Take the material below and retype it in full; pictures are left out.

|---|

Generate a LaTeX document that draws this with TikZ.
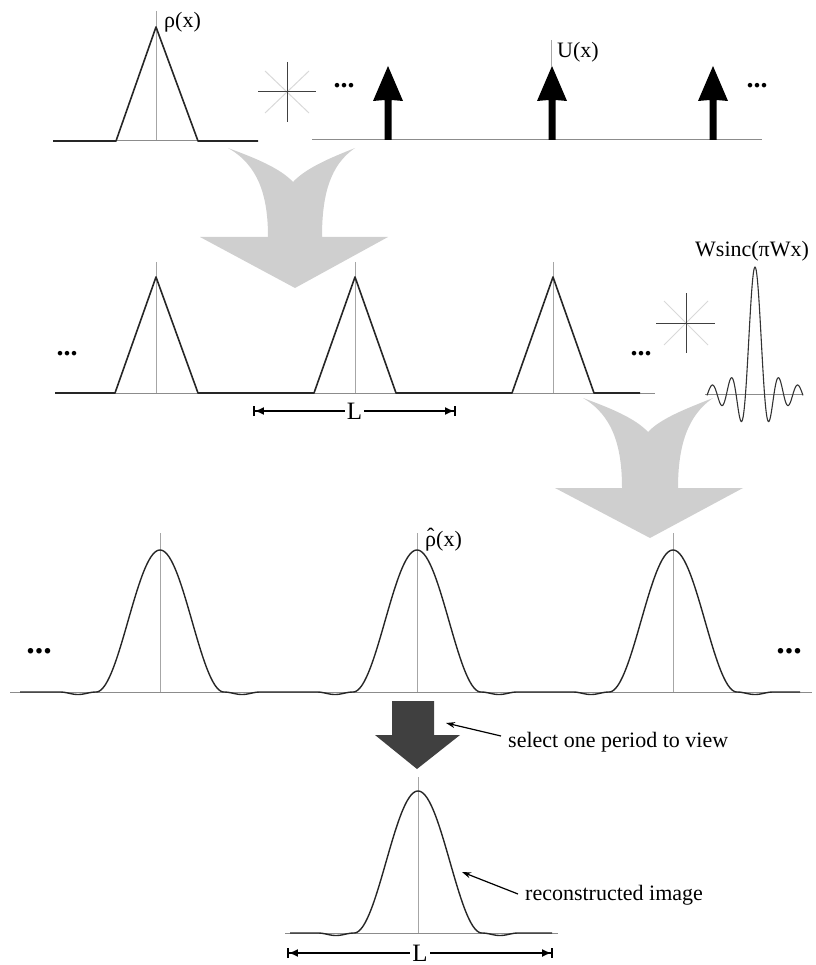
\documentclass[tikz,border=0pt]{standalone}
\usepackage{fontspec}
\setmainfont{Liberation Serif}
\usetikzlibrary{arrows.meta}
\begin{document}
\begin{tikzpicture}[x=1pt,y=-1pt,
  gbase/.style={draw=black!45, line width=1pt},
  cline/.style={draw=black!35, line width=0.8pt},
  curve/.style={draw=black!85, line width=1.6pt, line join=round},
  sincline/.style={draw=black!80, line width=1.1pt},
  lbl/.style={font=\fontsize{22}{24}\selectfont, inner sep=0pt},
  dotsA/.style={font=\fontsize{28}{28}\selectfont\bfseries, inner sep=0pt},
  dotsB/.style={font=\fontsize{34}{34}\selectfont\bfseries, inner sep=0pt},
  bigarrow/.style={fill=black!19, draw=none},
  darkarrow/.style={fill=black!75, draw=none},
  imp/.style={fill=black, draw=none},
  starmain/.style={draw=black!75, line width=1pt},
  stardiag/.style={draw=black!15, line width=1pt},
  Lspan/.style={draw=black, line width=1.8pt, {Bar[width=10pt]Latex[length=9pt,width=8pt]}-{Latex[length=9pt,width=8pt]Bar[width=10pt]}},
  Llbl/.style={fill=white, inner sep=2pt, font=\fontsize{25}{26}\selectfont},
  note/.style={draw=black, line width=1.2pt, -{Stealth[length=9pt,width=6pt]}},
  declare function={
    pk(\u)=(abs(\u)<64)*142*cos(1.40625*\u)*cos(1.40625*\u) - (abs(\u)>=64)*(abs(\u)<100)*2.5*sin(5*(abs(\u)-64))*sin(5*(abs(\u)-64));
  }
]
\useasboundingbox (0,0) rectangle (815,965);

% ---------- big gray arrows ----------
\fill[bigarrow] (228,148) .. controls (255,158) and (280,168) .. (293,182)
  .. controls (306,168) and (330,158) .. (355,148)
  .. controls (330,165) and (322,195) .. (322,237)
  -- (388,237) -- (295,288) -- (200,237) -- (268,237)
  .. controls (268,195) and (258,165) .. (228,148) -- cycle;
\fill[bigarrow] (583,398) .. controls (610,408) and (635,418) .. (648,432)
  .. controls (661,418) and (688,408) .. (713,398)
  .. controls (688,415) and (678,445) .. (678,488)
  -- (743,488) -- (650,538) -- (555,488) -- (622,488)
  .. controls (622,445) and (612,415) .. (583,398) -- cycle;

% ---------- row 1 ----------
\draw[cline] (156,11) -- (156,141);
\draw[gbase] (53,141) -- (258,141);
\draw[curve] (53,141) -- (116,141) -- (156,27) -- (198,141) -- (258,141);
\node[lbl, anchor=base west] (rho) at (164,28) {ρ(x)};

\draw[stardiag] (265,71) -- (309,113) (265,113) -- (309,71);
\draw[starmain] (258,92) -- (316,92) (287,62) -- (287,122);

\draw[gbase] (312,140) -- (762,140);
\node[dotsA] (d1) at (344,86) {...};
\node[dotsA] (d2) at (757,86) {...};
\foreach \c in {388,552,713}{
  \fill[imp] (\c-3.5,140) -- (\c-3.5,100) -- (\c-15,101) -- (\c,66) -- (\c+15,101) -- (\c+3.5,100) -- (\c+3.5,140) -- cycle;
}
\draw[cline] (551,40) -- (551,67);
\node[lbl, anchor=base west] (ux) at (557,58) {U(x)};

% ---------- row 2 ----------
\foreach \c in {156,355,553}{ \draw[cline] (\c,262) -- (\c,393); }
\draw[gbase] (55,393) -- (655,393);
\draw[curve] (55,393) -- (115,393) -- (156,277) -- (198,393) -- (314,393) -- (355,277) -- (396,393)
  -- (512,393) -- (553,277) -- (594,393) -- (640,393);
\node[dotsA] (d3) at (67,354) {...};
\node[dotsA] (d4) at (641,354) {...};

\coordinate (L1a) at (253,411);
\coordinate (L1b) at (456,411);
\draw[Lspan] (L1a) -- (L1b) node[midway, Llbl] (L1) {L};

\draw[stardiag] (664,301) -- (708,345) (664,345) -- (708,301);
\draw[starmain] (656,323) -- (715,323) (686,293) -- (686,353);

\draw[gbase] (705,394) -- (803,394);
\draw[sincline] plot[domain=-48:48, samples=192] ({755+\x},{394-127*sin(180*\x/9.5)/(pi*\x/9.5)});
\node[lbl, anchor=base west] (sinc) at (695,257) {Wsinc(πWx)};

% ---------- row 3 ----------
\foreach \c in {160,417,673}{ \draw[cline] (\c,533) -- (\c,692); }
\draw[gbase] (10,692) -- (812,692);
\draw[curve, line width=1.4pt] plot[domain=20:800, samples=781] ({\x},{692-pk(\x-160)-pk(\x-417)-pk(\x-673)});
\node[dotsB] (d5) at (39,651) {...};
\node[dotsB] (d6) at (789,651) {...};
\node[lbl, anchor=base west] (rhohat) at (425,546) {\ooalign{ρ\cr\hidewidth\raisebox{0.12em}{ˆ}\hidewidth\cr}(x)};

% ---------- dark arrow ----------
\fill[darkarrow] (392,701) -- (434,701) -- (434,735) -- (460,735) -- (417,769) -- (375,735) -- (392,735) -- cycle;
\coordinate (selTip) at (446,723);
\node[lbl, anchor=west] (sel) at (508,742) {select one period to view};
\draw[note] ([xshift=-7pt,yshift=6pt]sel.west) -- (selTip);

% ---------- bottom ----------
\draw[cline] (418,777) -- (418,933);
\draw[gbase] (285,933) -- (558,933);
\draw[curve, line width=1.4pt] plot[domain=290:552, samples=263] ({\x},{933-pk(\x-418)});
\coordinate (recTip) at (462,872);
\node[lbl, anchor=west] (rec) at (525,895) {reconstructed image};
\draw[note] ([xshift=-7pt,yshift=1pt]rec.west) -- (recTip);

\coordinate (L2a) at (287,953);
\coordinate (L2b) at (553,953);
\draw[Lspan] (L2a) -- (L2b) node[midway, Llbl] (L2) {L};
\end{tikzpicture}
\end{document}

|---|

## Solution
Generate a LaTeX document that draws this with TikZ.
\documentclass[tikz,border=0pt]{standalone}
\usepackage{fontspec}
\setmainfont{Liberation Serif}
\usetikzlibrary{arrows.meta}
\begin{document}
\begin{tikzpicture}[x=1pt,y=-1pt,
  gbase/.style={draw=black!45, line width=1pt},
  cline/.style={draw=black!35, line width=0.8pt},
  curve/.style={draw=black!85, line width=1.6pt, line join=round},
  sincline/.style={draw=black!80, line width=1.1pt},
  lbl/.style={font=\fontsize{22}{24}\selectfont, inner sep=0pt},
  dotsA/.style={font=\fontsize{28}{28}\selectfont\bfseries, inner sep=0pt},
  dotsB/.style={font=\fontsize{34}{34}\selectfont\bfseries, inner sep=0pt},
  bigarrow/.style={fill=black!19, draw=none},
  darkarrow/.style={fill=black!75, draw=none},
  imp/.style={fill=black, draw=none},
  starmain/.style={draw=black!75, line width=1pt},
  stardiag/.style={draw=black!15, line width=1pt},
  Lspan/.style={draw=black, line width=1.8pt, {Bar[width=10pt]Latex[length=9pt,width=8pt]}-{Latex[length=9pt,width=8pt]Bar[width=10pt]}},
  Llbl/.style={fill=white, inner sep=2pt, font=\fontsize{25}{26}\selectfont},
  note/.style={draw=black, line width=1.2pt, -{Stealth[length=9pt,width=6pt]}},
  declare function={
    pk(\u)=(abs(\u)<64)*142*cos(1.40625*\u)*cos(1.40625*\u) - (abs(\u)>=64)*(abs(\u)<100)*2.5*sin(5*(abs(\u)-64))*sin(5*(abs(\u)-64));
  }
]
\useasboundingbox (0,0) rectangle (815,965);

% ---------- big gray arrows ----------
\fill[bigarrow] (228,148) .. controls (255,158) and (280,168) .. (293,182)
  .. controls (306,168) and (330,158) .. (355,148)
  .. controls (330,165) and (322,195) .. (322,237)
  -- (388,237) -- (295,288) -- (200,237) -- (268,237)
  .. controls (268,195) and (258,165) .. (228,148) -- cycle;
\fill[bigarrow] (583,398) .. controls (610,408) and (635,418) .. (648,432)
  .. controls (661,418) and (688,408) .. (713,398)
  .. controls (688,415) and (678,445) .. (678,488)
  -- (743,488) -- (650,538) -- (555,488) -- (622,488)
  .. controls (622,445) and (612,415) .. (583,398) -- cycle;

% ---------- row 1 ----------
\draw[cline] (156,11) -- (156,141);
\draw[gbase] (53,141) -- (258,141);
\draw[curve] (53,141) -- (116,141) -- (156,27) -- (198,141) -- (258,141);
\node[lbl, anchor=base west] (rho) at (164,28) {ρ(x)};

\draw[stardiag] (265,71) -- (309,113) (265,113) -- (309,71);
\draw[starmain] (258,92) -- (316,92) (287,62) -- (287,122);

\draw[gbase] (312,140) -- (762,140);
\node[dotsA] (d1) at (344,86) {...};
\node[dotsA] (d2) at (757,86) {...};
\foreach \c in {388,552,713}{
  \fill[imp] (\c-3.5,140) -- (\c-3.5,100) -- (\c-15,101) -- (\c,66) -- (\c+15,101) -- (\c+3.5,100) -- (\c+3.5,140) -- cycle;
}
\draw[cline] (551,40) -- (551,67);
\node[lbl, anchor=base west] (ux) at (557,58) {U(x)};

% ---------- row 2 ----------
\foreach \c in {156,355,553}{ \draw[cline] (\c,262) -- (\c,393); }
\draw[gbase] (55,393) -- (655,393);
\draw[curve] (55,393) -- (115,393) -- (156,277) -- (198,393) -- (314,393) -- (355,277) -- (396,393)
  -- (512,393) -- (553,277) -- (594,393) -- (640,393);
\node[dotsA] (d3) at (67,354) {...};
\node[dotsA] (d4) at (641,354) {...};

\coordinate (L1a) at (253,411);
\coordinate (L1b) at (456,411);
\draw[Lspan] (L1a) -- (L1b) node[midway, Llbl] (L1) {L};

\draw[stardiag] (664,301) -- (708,345) (664,345) -- (708,301);
\draw[starmain] (656,323) -- (715,323) (686,293) -- (686,353);

\draw[gbase] (705,394) -- (803,394);
\draw[sincline] plot[domain=-48:48, samples=192] ({755+\x},{394-127*sin(180*\x/9.5)/(pi*\x/9.5)});
\node[lbl, anchor=base west] (sinc) at (695,257) {Wsinc(πWx)};

% ---------- row 3 ----------
\foreach \c in {160,417,673}{ \draw[cline] (\c,533) -- (\c,692); }
\draw[gbase] (10,692) -- (812,692);
\draw[curve, line width=1.4pt] plot[domain=20:800, samples=781] ({\x},{692-pk(\x-160)-pk(\x-417)-pk(\x-673)});
\node[dotsB] (d5) at (39,651) {...};
\node[dotsB] (d6) at (789,651) {...};
\node[lbl, anchor=base west] (rhohat) at (425,546) {\ooalign{ρ\cr\hidewidth\raisebox{0.12em}{ˆ}\hidewidth\cr}(x)};

% ---------- dark arrow ----------
\fill[darkarrow] (392,701) -- (434,701) -- (434,735) -- (460,735) -- (417,769) -- (375,735) -- (392,735) -- cycle;
\coordinate (selTip) at (446,723);
\node[lbl, anchor=west] (sel) at (508,742) {select one period to view};
\draw[note] ([xshift=-7pt,yshift=6pt]sel.west) -- (selTip);

% ---------- bottom ----------
\draw[cline] (418,777) -- (418,933);
\draw[gbase] (285,933) -- (558,933);
\draw[curve, line width=1.4pt] plot[domain=290:552, samples=263] ({\x},{933-pk(\x-418)});
\coordinate (recTip) at (462,872);
\node[lbl, anchor=west] (rec) at (525,895) {reconstructed image};
\draw[note] ([xshift=-7pt,yshift=1pt]rec.west) -- (recTip);

\coordinate (L2a) at (287,953);
\coordinate (L2b) at (553,953);
\draw[Lspan] (L2a) -- (L2b) node[midway, Llbl] (L2) {L};
\end{tikzpicture}
\end{document}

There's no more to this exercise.